A time came when a senior officer was seen, privately, opening the door of his car for an office superintendent because he was senior in their ‘cult hierarchy’. Yet another insisted upon colleagues being ‘properly clean and washed’ before allowing them to travel in his staff car, lest they defile his ‘cleansed’ vehicle. Pretentious piety had become a profitable art and was becoming the practice of choice in a duplicitous service lifestyle. Surrounded by the rising tide of bitter sectarianism in the country, the Pakistan army was teetering on the edge before tipping over into becoming a sectarian mob in uniform. The two streams linking up was a terrifying probability.
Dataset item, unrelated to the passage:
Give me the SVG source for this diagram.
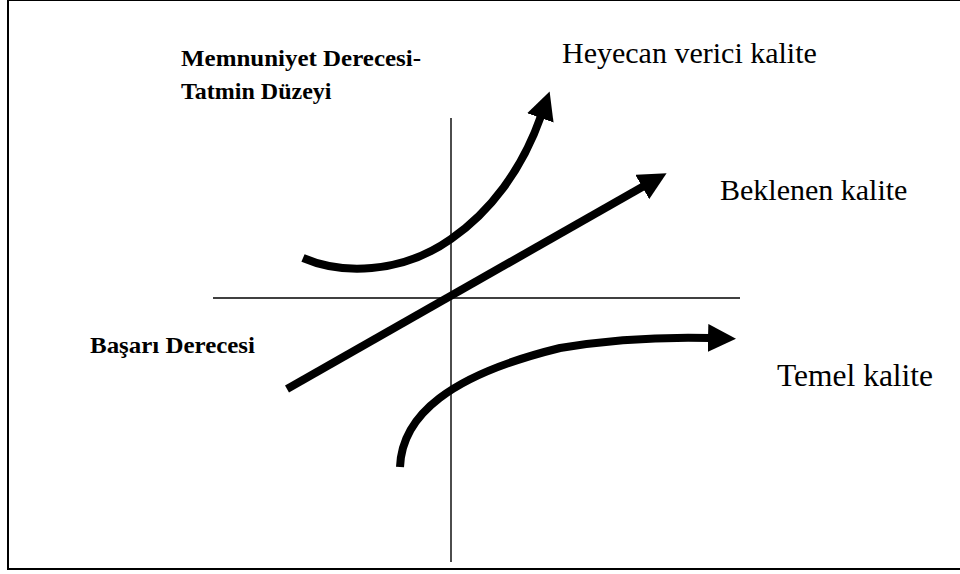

In that swirling madness the army command had to undertake a determined and massive decontamination. The matter was touchy and therefore had to be tackled with tact and patience. Consequently, see how remarkably a crumbling historic church in Multan cantonment was restored and renovated by the garrison last year using their own resources. The Pakistan army is a natural fellow of the liberal and left-of-centre segments of our society, their respective sharper focus on certain core issues notwithstanding. The Pakistan army has just begun to remerge into its classic and historically egalitarian mould. As it turns this difficult corner it has unfortunately bumped into General Zia’s equally unenviable civilian surrogates in government. Frictions are bound to occur.